• [EXERCISE PROMPT]:
Repeat the lines below exactly as they appear, but leave out the images.

• [RECORDED DATA]:
>> begin
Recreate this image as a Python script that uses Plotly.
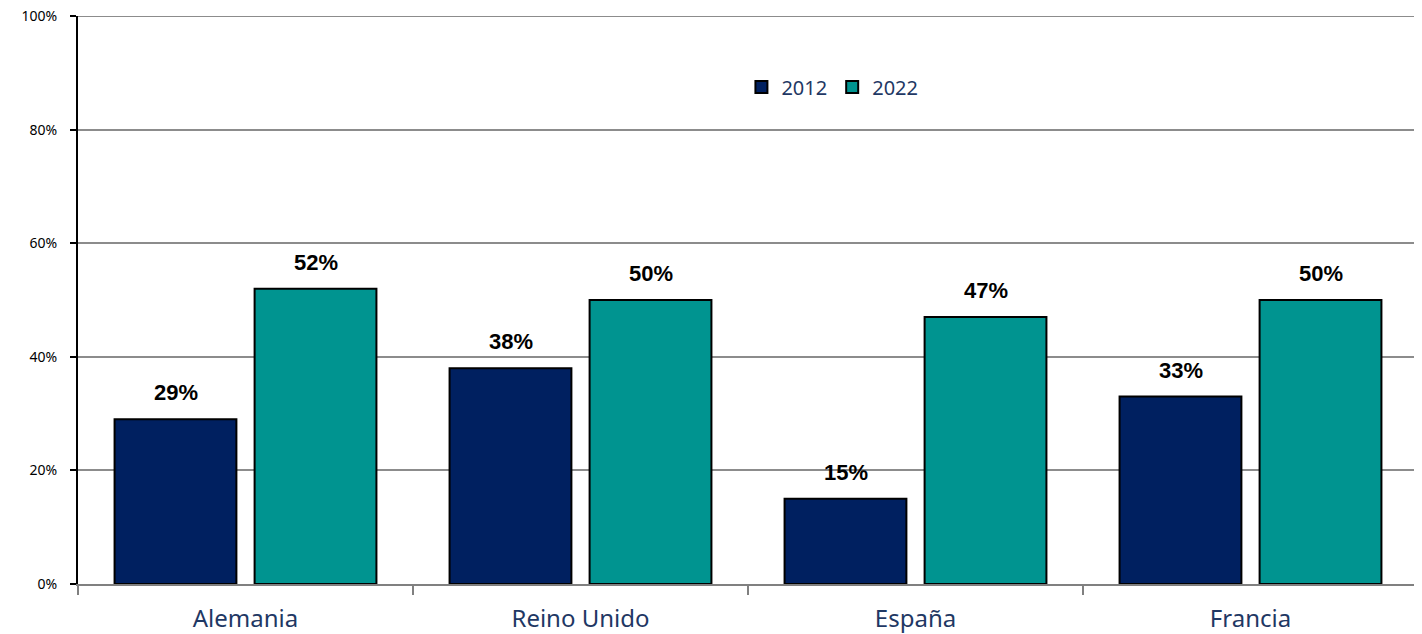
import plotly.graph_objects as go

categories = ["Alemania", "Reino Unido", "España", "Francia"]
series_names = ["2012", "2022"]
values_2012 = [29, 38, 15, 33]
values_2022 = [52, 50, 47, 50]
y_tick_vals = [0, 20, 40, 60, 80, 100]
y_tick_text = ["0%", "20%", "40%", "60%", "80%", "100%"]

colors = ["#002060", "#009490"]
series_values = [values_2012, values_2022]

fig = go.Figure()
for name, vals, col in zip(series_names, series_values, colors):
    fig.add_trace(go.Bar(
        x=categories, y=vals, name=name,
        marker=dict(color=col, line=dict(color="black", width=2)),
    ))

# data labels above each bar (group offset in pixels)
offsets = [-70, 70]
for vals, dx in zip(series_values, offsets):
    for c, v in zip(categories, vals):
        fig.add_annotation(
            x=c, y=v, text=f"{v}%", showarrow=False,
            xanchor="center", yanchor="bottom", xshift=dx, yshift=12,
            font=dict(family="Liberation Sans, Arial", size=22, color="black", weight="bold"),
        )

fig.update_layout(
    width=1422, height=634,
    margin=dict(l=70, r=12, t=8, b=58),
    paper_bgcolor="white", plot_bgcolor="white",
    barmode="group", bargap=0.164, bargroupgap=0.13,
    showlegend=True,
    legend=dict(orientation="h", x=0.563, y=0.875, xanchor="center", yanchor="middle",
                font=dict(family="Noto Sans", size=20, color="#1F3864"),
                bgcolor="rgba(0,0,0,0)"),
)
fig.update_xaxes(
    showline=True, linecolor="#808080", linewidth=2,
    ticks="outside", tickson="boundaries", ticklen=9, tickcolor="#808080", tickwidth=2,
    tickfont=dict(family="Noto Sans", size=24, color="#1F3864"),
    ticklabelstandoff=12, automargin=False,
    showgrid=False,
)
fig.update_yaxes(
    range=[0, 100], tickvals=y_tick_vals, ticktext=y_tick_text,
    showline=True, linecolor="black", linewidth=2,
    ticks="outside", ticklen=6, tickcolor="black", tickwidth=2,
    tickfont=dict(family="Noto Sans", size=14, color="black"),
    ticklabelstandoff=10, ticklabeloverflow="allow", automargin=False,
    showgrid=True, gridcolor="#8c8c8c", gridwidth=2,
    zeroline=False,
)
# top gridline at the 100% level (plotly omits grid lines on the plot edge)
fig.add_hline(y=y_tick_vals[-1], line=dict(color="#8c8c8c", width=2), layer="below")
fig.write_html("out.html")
>> end
• [WRITTEN RESPONSE]:
Recreate this image as a Python script that uses Plotly.
import plotly.graph_objects as go

categories = ["Alemania", "Reino Unido", "España", "Francia"]
series_names = ["2012", "2022"]
values_2012 = [29, 38, 15, 33]
values_2022 = [52, 50, 47, 50]
y_tick_vals = [0, 20, 40, 60, 80, 100]
y_tick_text = ["0%", "20%", "40%", "60%", "80%", "100%"]

colors = ["#002060", "#009490"]
series_values = [values_2012, values_2022]

fig = go.Figure()
for name, vals, col in zip(series_names, series_values, colors):
    fig.add_trace(go.Bar(
        x=categories, y=vals, name=name,
        marker=dict(color=col, line=dict(color="black", width=2)),
    ))

# data labels above each bar (group offset in pixels)
offsets = [-70, 70]
for vals, dx in zip(series_values, offsets):
    for c, v in zip(categories, vals):
        fig.add_annotation(
            x=c, y=v, text=f"{v}%", showarrow=False,
            xanchor="center", yanchor="bottom", xshift=dx, yshift=12,
            font=dict(family="Liberation Sans, Arial", size=22, color="black", weight="bold"),
        )

fig.update_layout(
    width=1422, height=634,
    margin=dict(l=70, r=12, t=8, b=58),
    paper_bgcolor="white", plot_bgcolor="white",
    barmode="group", bargap=0.164, bargroupgap=0.13,
    showlegend=True,
    legend=dict(orientation="h", x=0.563, y=0.875, xanchor="center", yanchor="middle",
                font=dict(family="Noto Sans", size=20, color="#1F3864"),
                bgcolor="rgba(0,0,0,0)"),
)
fig.update_xaxes(
    showline=True, linecolor="#808080", linewidth=2,
    ticks="outside", tickson="boundaries", ticklen=9, tickcolor="#808080", tickwidth=2,
    tickfont=dict(family="Noto Sans", size=24, color="#1F3864"),
    ticklabelstandoff=12, automargin=False,
    showgrid=False,
)
fig.update_yaxes(
    range=[0, 100], tickvals=y_tick_vals, ticktext=y_tick_text,
    showline=True, linecolor="black", linewidth=2,
    ticks="outside", ticklen=6, tickcolor="black", tickwidth=2,
    tickfont=dict(family="Noto Sans", size=14, color="black"),
    ticklabelstandoff=10, ticklabeloverflow="allow", automargin=False,
    showgrid=True, gridcolor="#8c8c8c", gridwidth=2,
    zeroline=False,
)
# top gridline at the 100% level (plotly omits grid lines on the plot edge)
fig.add_hline(y=y_tick_vals[-1], line=dict(color="#8c8c8c", width=2), layer="below")
fig.write_html("out.html")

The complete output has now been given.